_Do this_
Your task is to retype the lines from the opening of the material through the line that includes "5.27, 3.89, 2.49]". Do not copy the pictures.

_Provided material_
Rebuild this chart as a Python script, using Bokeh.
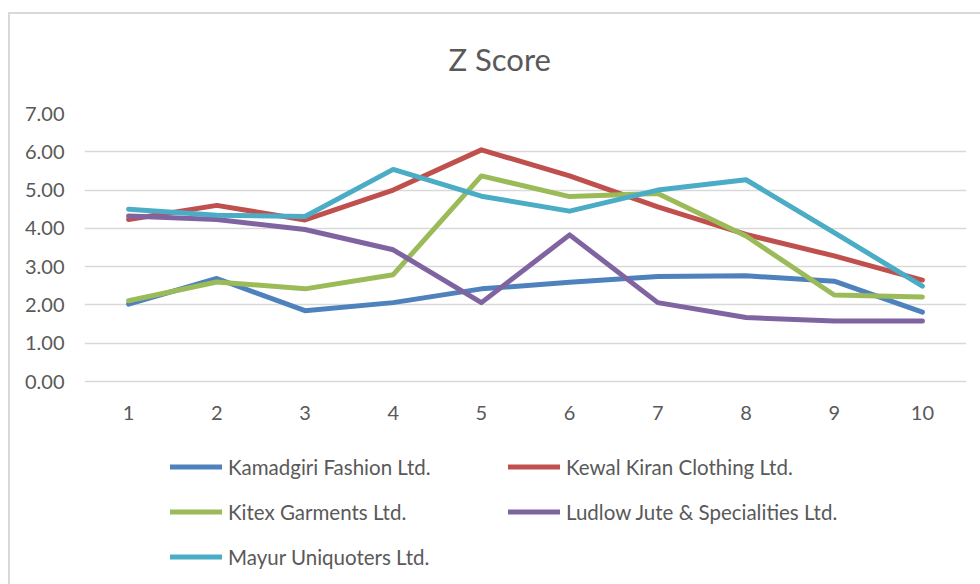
from bokeh.plotting import figure
from bokeh.models import FixedTicker, Legend, LegendItem, NumeralTickFormatter, Range1d
from bokeh.core.properties import value
from bokeh.embed import file_html
from bokeh.resources import INLINE

periods = [1, 2, 3, 4, 5, 6, 7, 8, 9, 10]
period_labels = ["1", "2", "3", "4", "5", "6", "7", "8", "9", "10"]
kamadgiri = [2.02, 2.69, 1.85, 2.06, 2.42, 2.59, 2.74, 2.76, 2.62, 1.81]
kewal_kiran = [4.23, 4.60, 4.22, 5.00, 6.05, 5.37, 4.56, 3.84, 3.28, 2.65]
kitex = [2.11, 2.60, 2.42, 2.79, 5.37, 4.83, 4.91, 3.80, 2.26, 2.21]
ludlow = [4.32, 4.23, 3.97, 3.44, 2.06, 3.83, 2.06, 1.67, 1.58, 1.58]
mayur = [4.50, 4.34, 4.31, 5.54, 4.84, 4.45, 5.00, 5.27, 3.89, 2.49]

series_names = [
    "Kamadgiri Fashion Ltd.",
    "Kewal Kiran Clothing Ltd.",
    "Kitex Garments Ltd.",
    "Ludlow Jute & Specialities Ltd.",
    "Mayur Uniquoters Ltd.",
]
series_values = [kamadgiri, kewal_kiran, kitex, ludlow, mayur]
colors = ["#4F81BD", "#C0504D", "#9BBB59", "#8064A2", "#4BACC6"]
y_ticks = [0, 1, 2, 3, 4, 5, 6, 7]

FONT = "Lato"
TXT = "#595959"

# layout (pixels): value axis 0..7 spans 268 px, legend area lives below 0
W, H = 980, 584
LEFT, RIGHT, TOP = 84, 14, 113
PLOT_H = 268          # height of the 0..7 band
px_per_unit = PLOT_H / 7.0
y_start = -(H - TOP - PLOT_H) / px_per_unit

p = figure(
    width=W, height=H, output_backend="svg", toolbar_location=None,
    x_range=Range1d(0.5, 10.5), y_range=Range1d(y_start, 7),
    x_axis_location=None,
    min_border_left=LEFT, min_border_right=RIGHT, min_border_top=TOP, min_border_bottom=0,
)
p.background_fill_color = None
p.border_fill_color = None
p.outline_line_color = None
p.styles = {
    "background-color": "white",
    "background-image": "linear-gradient(#d9d9d9, #d9d9d9), linear-gradient(#d9d9d9, #d9d9d9)",
    "background-size": "100% 2px, 2px 100%",
    "background-position": "8px 12px, 8px 12px",
    "background-repeat": "no-repeat",
}

p.title.text = "Z Score"
p.title.text_font = FONT
p.title.text_font_size = "31px"
p.title.text_font_style = "normal"
p.title.text_color = TXT
p.title.align = "left"
p.title.offset = 364
p.title.standoff = 72

p.xgrid.grid_line_color = None
p.ygrid.ticker = FixedTicker(ticks=y_ticks)
p.ygrid.grid_line_color = "#d9d9d9"
p.ygrid.grid_line_width = 1.5

p.yaxis.ticker = FixedTicker(ticks=y_ticks)
p.yaxis.formatter = NumeralTickFormatter(format="0.00")
p.yaxis.axis_line_color = None
p.yaxis.major_tick_line_color = None
p.yaxis.minor_tick_line_color = None
p.yaxis.major_tick_out = 0
p.yaxis.major_tick_in = 0
p.yaxis.minor_tick_out = 0
p.yaxis.major_label_text_font = FONT
p.yaxis.major_label_text_font_size = "20px"
p.yaxis.major_label_text_color = TXT
p.yaxis.major_label_standoff = 20

# category labels under the 0.00 line
p.text(x=periods, y=[0] * len(periods), text=period_labels, y_offset=31,
       text_align="center", text_baseline="middle",
       text_font=value(FONT), text_font_size="20px", text_color=TXT)

items = []
for name, vals, col in zip(series_names, series_values, colors):
    r = p.line(periods, vals, line_color=col, line_width=5,
               line_join="round", line_cap="round")
    items.append(LegendItem(label=name, renderers=[r]))

legend = Legend(
    items=items, location=(86, 15), orientation="horizontal", ncols=2,
    border_line_color=None, background_fill_alpha=0, padding=0, margin=0,
    spacing=20, label_height=25, glyph_height=25, glyph_width=52,
    label_standoff=6, label_width=260,
    label_text_font=FONT, label_text_font_size="20.5px", label_text_color=TXT,
)
p.add_layout(legend)

open("out.html", "w").write(file_html(p, INLINE))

_Finished task_
Rebuild this chart as a Python script, using Bokeh.
from bokeh.plotting import figure
from bokeh.models import FixedTicker, Legend, LegendItem, NumeralTickFormatter, Range1d
from bokeh.core.properties import value
from bokeh.embed import file_html
from bokeh.resources import INLINE

periods = [1, 2, 3, 4, 5, 6, 7, 8, 9, 10]
period_labels = ["1", "2", "3", "4", "5", "6", "7", "8", "9", "10"]
kamadgiri = [2.02, 2.69, 1.85, 2.06, 2.42, 2.59, 2.74, 2.76, 2.62, 1.81]
kewal_kiran = [4.23, 4.60, 4.22, 5.00, 6.05, 5.37, 4.56, 3.84, 3.28, 2.65]
kitex = [2.11, 2.60, 2.42, 2.79, 5.37, 4.83, 4.91, 3.80, 2.26, 2.21]
ludlow = [4.32, 4.23, 3.97, 3.44, 2.06, 3.83, 2.06, 1.67, 1.58, 1.58]
mayur = [4.50, 4.34, 4.31, 5.54, 4.84, 4.45, 5.00, 5.27, 3.89, 2.49]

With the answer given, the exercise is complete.